Again, I wasn’t born organized — I’m not a naturally organized girl, but life as a mother to many children gave me much practice and many opportunities to test the results of being disorganized and being organized. And, believe me, organized was better. It’s still better — and it is for so many reasons I actually had no grasp of at the time.

Lists help us to be clear on the concept.  And, as the picture to the left shows, when a child isn’t clear on the concept, what we want to have happen isn’t going to happen!  In this case, I needed the dishwasher to be loaded. And it was.  But what I wanted was clean dishes — that wouldn’t have happened if some instruction, care and attention to detail hadn’t been given.

List help us. Lists help us to be careful, thorough, and efficient.  I totally get that lists and schedules are confining — the abstract/random in me knows that feeling very well! But it’s in the confines of the list that our true desires can be laid out.

Lists help us not only do what we ought, but also what we want.  Most of us want a clean house, for example, and more, we ought to have a clean house. But it’s more fun to hang out on the computer, or go to the beach or to the lake or swing in the park. It’s more fun to chat over coffee, read a book, or go window shopping.  Interestingly, lists that help us do what we ought, also help us do what we want — they help us accomplish what we ought to have done so that we can have time to do whatever else we want to do. ~smile~

For years I had lists on the walls of rooms in our home.  Some of the lists detailed, in order, what was entailed in cleaning that room.  In time, these lists became more than cleaning tools.  As I would later learn, they were a discipline tool, a work ethic tool, a negotiating tool, and a great feedback “check-list” for the room when it was pronounced “all clean” by whichever child(ren) doing the job.  Since the list was on the wall, children knew it wasn’t just an arbitrary decision what to do to clean the room. I worked side by side whoever was learning to do a job until I knew they really knew what to do.  I didn’t want to set them up for failure… I wanted them to win. ~smile~ Often, it would have been so much easier and quicker to just do the work myself, but then, that would have defeated my purpose in bringing up children.

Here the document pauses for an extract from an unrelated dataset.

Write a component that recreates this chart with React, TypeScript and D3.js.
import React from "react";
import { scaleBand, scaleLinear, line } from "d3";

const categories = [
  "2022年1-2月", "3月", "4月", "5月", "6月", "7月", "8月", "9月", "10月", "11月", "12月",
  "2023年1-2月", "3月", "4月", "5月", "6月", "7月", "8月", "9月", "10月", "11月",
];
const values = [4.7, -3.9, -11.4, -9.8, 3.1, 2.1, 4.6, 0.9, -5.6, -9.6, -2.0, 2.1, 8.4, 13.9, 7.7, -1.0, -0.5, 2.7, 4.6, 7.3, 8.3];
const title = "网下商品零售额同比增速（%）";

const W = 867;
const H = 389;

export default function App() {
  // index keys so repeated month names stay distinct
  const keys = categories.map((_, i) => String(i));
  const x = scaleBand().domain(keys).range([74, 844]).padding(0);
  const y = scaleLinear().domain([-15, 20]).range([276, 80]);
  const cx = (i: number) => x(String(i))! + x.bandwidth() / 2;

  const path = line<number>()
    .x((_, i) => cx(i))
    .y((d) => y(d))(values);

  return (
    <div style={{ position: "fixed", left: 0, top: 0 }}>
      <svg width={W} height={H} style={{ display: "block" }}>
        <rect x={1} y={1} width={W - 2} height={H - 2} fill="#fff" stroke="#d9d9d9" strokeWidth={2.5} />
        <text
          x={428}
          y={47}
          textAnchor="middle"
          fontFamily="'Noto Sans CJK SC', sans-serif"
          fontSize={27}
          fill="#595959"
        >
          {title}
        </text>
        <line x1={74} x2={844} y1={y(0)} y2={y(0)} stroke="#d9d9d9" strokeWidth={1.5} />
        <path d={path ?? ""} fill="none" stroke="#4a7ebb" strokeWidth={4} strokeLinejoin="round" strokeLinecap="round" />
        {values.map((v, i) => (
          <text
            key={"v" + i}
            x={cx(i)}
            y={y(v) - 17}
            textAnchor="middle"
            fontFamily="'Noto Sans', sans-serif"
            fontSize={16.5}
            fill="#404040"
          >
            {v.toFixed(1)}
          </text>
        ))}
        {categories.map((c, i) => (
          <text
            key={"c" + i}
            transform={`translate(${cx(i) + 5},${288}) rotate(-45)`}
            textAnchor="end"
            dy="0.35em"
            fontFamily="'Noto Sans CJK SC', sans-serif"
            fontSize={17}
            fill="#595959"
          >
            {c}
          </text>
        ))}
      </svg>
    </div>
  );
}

So, as an example, on the kitchen wall, (as best I can recall) I had a laminated list something like this:

To Clean This Kitchen

Unload the dishwasher
Clear the table to the kitchen
Wipe the table and the chairs with a clean, damp cloth
Put away the milk and wrap “left-over” foods, etc., into the fridge
Scrape, then Rinse the dishes, load the dishwasher
Wash the pots, pans, griddle, etc., with soap and hot water
Dry them with a clean towel and put them away
Wipe the jars, mixer with a clean dishcloth, rinse the cloth

Wipe all the counters, start at one end, all around the kitchen
Wipe the stove top, rinse the dishcloth
Wipe the drawers, cupboard doors, stove door, refrigerator door
Rinse the dishcloth, hang up the towel
Sweep the floor
Take out the trash (if needed)
Take the dishcloths and towels to the laundry (if needed)

I shared earlier that these lists did much more than outline the job. They helped kids (and myself) see what was expected and gave them opportunity to negotiate who would do what on any given night as there were generally at least a couple of kids doing the work.  Occasionally, I’d be in on a plan where one child offered to do another child’s job if they did their job.  I tried not to be too strict on who was doing what — only that everyone had to contribute what they were capable of doing in one way or another (on that or some other job in the home).  All along the way, they were learning skills, they were learning to work and the repetition helped them learn to be thorough in their work — whatever it was.  And to this day, they, each one, amaze me with their attention to detail on jobs.  It’s one of the “I’m glad we did that” things I look back on.